O que mais se ganhou foi massividade, em que centros de estúdio de todo o país eram tomados pelos trabalhadores e estudantes, em que se fundaram núcleos de afiliados para sustentar pautas, em que ficou claro o apoio popular às reivindicações do conflito. Não alcançamos as demandas pelas quais lutamos, mas ficou clara que a principal responsabilidade de não conseguir o que se demanda por parte do governo foi pelas direções burocráticas, e essa é uma das principais conclusões que correm pela base dos professores. Embora saibamos que exercemos uma grande pressão na hora de votar o orçamento já se vislumbrem algumas concessões mínimas, e sabemos que é fruto da nossa força e organização.

Uma vez entrada na etapa de paralisações isoladas, quem sustentou o conflito nas ruas foram estudantes secundaristas.

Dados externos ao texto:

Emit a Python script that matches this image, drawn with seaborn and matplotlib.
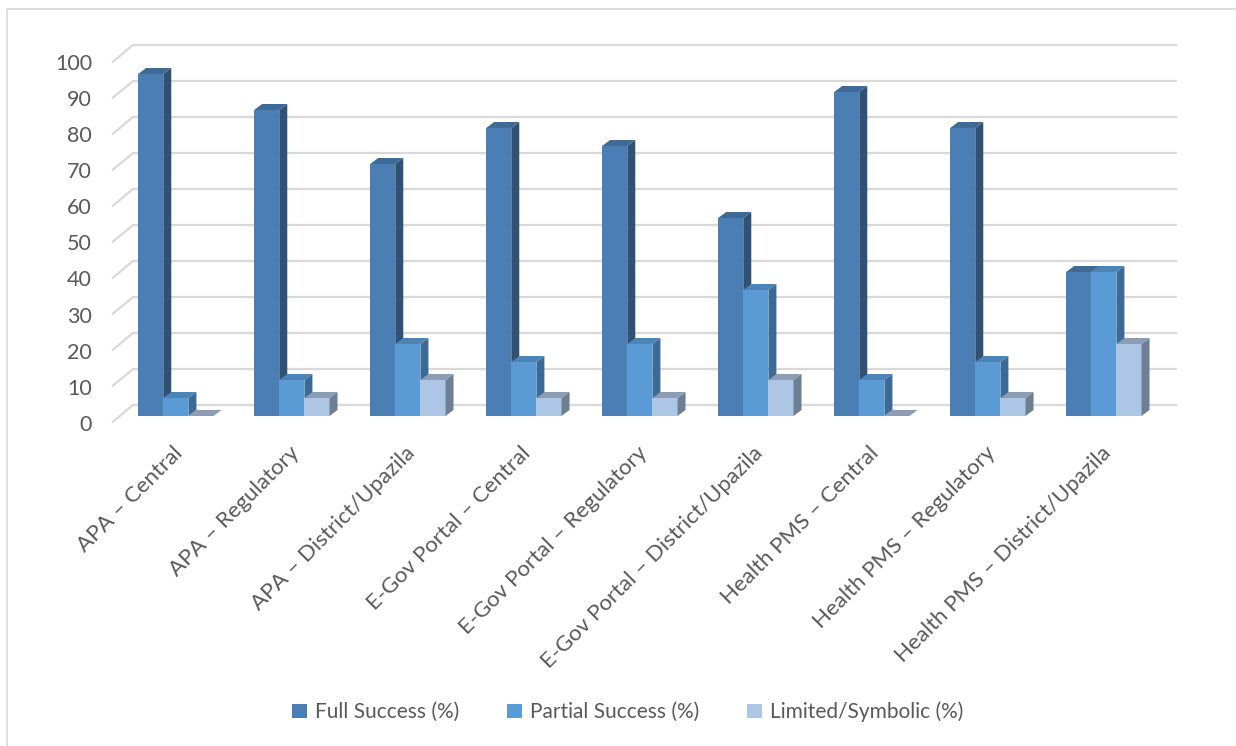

Um monte de centros de estúdios foram refundados e estavam ocupando seus liceus, exigindo mais orçamento para a educação. Tal é o caso que, uma semana depois de levantadas as pautas pelos trabalhadores, vários centros de estudos de segundo ciclo de secundaristas decidiram ocupar o edifício de CODICEN (autoridade de educação).

Isso continuou por três dias, enquanto exigiam uma mesa de negociação em que esteve um representante do ministério da economia. Esse processo toca um ponto de inflexão no que tem a ver com o direito de protestar e o que o governo está disposto a fazer, porque ele deu ordens de expulsão violenta contra os estudantes, trabalhadores e organizações sociais que se solidarizaram (como Plenária Memória e Justiça, trabalhadores de taxi, entre outros), que foram fortemente reprimidos. Inclusive até hoje seguem processos judiciais de mais de uma dezena dos presentes. Muitas das detenções foram ilegais, realizadas com repressão de civil ao estilo da ditadura.
As perspectivas

Poucos dias depois da ascensão da greve e da repressão em Codicen, alguns professores e estudantes seguimos apostando na coordenação com o resto dos setores da educação para a luta. É assim que conseguimos impulsionar a Assembleia Intersindical Gremial da Educação, que foi realizada no sábado (3 de outubro), em que se congregaram cerca de 500 pessoas da educação. Foi um feito pouco comum, a primeira experiência deste tipo em muitos anos.

A Assembleia Intersindical Gremial é uma grande experiência e mostra um avanço na organização dos trabalhadores não corporativista. Ainda fica pendente como se articula este espaço com tudo o que virá e que seja algo realmente a serviço dos conflitos. Nesse sentido, a mesma votou comissões de trabalho intersindical, que abordaram questões de políticas educativas, orçamento, assim como uma campanha contra a criminalização de protestos sociais. Apostamos em voltar a massificar a luta, com grandes ações unitárias. Impulsionamos essa luta na perspectiva de recuperar os sindicatos para os trabalhadores, ou seja, expulsar a burocracia sindical, já que esse é nosso principal problema na hora de lutar.